7 Employee first culture examples
Here are the top examples of organizations that have successfully embraced an employee-first culture. These organizations have successfully integrated employee-first principles into their culture, resulting in happier, more engaged employees and, ultimately, greater business success.
- Google: Google is renowned for its employee-centric culture, offering various perks, such as free gourmet meals, on-site fitness centers, and 20% time for personal projects, which encourages innovation and personal growth.
- Salesforce: Salesforce places a strong emphasis on its 1-1-1 model, where they commit to donating 1% of product, 1% of equity, and 1% of employee time to charitable causes. This employee-first approach fosters a sense of purpose and giving back.
- Zappos: Known for its unique corporate culture, Zappos places a strong focus on employee happiness. They offer flexible work arrangements and prioritize core values like "Deliver WOW Through Service."
- Netflix: Netflix encourages a culture of freedom and responsibility, where employees are trusted to manage their time and make decisions independently. This empowers them to take ownership of their work.
- HubSpot: HubSpot's culture values employee well-being and growth. They provide generous benefits, learning opportunities, and flexible work arrangements to promote work-life balance.
- Patagonia: Patagonia promotes environmental and social responsibility. Employees are encouraged to take time off to engage in environmental activism, showcasing the company's commitment to shared values.
- Costco: Costco has a reputation for providing competitive wages and benefits, including healthcare and retirement plans for its employees. This commitment to employee welfare leads to higher job satisfaction and loyalty.
1. What's the connection between an employee-first culture and company profitability?
An employee-first culture can significantly impact profitability. Engaged employees in companies tend to be more productive and innovative, leading to improved customer satisfaction and increased revenue. Their commitment and loyalty also reduce turnover costs and enhance the organization's reputation, ultimately contributing to a healthier bottom line.
2. Are there industries where an employee-first culture is more challenging to implement?
While an employee-first culture can be applied to any industry, workers in heavily regulated or traditionally structured sectors may face greater hurdles. Adaptation is key, tailoring strategies to fit industry dynamics while prioritizing employee well-being.
3. How do you measure the success of an employee-first culture?
Success can be gauged through various metrics. Employee retention rates, increased productivity, positive feedback from employee satisfaction surveys, and active employee feedback channels all indicate the effectiveness of an employee-first culture.
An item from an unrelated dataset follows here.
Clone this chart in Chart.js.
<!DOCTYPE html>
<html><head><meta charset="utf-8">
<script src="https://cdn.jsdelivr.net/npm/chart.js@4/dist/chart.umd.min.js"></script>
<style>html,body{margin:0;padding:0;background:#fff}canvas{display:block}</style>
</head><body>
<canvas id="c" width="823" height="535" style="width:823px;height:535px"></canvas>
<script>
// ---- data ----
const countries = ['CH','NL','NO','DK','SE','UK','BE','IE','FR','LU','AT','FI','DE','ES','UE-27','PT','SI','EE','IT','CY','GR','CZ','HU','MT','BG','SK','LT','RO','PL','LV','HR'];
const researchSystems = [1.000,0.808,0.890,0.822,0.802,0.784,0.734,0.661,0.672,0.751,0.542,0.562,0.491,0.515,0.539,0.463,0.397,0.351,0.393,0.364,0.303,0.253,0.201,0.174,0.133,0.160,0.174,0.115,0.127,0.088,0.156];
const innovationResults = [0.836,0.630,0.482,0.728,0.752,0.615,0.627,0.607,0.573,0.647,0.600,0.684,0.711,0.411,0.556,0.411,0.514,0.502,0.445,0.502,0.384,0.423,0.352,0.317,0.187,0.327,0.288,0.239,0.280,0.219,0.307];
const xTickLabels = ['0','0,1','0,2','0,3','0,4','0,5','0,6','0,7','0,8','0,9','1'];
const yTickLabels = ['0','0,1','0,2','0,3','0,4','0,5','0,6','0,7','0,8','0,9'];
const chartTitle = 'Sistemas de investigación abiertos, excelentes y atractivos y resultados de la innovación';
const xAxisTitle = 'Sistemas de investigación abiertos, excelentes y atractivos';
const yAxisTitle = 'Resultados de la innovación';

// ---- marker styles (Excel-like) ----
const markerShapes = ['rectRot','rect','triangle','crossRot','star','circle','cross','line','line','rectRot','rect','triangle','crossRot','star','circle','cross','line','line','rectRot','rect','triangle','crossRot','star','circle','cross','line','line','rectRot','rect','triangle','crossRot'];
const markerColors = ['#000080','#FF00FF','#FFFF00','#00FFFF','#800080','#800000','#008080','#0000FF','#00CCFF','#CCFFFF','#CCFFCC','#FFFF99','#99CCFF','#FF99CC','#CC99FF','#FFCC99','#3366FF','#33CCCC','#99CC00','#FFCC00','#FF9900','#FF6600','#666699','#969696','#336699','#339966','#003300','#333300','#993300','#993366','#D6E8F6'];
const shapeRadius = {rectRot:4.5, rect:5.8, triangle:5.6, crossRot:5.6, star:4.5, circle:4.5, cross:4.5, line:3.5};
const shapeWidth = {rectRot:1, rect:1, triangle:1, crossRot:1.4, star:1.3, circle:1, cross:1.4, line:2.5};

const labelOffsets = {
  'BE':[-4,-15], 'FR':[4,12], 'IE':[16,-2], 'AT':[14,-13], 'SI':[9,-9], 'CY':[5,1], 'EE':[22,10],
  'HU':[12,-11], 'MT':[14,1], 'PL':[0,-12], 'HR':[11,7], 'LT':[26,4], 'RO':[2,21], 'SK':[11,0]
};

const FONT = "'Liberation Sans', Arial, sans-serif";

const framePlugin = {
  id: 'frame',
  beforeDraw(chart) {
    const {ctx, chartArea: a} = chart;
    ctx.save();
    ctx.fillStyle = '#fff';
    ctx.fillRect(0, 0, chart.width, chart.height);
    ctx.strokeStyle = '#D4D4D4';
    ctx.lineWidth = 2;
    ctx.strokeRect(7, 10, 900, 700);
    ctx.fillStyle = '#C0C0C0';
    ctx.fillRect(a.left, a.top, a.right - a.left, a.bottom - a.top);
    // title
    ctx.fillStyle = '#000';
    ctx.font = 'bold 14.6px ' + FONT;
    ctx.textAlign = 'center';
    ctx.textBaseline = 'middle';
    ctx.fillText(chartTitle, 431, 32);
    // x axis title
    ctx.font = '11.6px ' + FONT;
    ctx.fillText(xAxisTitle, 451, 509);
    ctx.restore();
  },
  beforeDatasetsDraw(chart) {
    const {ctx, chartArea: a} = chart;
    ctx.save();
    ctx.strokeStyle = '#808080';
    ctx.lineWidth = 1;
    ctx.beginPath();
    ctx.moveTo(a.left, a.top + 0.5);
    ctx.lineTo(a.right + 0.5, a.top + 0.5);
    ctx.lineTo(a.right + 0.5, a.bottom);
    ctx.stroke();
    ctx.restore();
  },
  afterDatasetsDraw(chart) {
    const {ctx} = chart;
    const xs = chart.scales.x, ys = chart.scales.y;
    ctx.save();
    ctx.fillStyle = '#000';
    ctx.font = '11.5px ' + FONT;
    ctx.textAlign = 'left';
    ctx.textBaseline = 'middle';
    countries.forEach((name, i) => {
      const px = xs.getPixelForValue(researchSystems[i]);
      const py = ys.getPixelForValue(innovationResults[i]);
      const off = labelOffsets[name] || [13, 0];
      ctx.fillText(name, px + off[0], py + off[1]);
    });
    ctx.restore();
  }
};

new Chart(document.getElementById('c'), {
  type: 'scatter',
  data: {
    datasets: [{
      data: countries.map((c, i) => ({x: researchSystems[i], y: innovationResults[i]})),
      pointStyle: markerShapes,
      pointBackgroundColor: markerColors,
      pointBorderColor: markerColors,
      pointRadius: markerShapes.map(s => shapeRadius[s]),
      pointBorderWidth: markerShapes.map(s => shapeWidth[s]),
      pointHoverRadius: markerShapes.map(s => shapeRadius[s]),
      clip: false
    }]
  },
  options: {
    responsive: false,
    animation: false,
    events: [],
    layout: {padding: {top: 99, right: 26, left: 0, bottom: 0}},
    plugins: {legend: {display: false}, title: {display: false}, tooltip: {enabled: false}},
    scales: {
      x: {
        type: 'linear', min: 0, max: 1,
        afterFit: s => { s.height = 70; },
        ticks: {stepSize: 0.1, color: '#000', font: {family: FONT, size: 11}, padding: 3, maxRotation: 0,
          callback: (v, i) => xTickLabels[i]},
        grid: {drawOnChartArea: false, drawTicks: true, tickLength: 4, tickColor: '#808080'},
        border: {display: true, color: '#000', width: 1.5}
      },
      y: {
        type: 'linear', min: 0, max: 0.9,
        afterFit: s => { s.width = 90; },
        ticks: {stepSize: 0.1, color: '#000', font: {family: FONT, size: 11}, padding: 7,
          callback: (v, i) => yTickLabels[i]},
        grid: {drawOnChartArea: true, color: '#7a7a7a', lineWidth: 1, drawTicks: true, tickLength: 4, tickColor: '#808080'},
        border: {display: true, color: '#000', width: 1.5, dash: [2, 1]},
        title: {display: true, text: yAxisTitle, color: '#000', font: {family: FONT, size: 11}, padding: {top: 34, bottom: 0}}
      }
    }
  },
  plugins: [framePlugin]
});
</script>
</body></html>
Improved profitability is often another key indicator.
4. What are the risks of an employee-first culture if not implemented correctly?
Poorly executed employee-first initiatives can result in inconsistency and even resistance from employees. Balancing employee needs with the organization's goals and values is crucial to avoid creating a sense of entitlement or discord. Misalignment between employee-first efforts and business strategy and objectives can also pose a risk.
5. Can a small business with limited resources embrace an employee-first culture?
Small businesses can cultivate an employee-first culture without extravagant perks. It's about fostering a workplace that values each employee's contribution, focusing on personalized recognition, clear communication, and flexibility to accommodate individual needs. Prioritizing these elements can create a supportive and engaging work environment, putting employees first, irrespective of the organization's size or resources.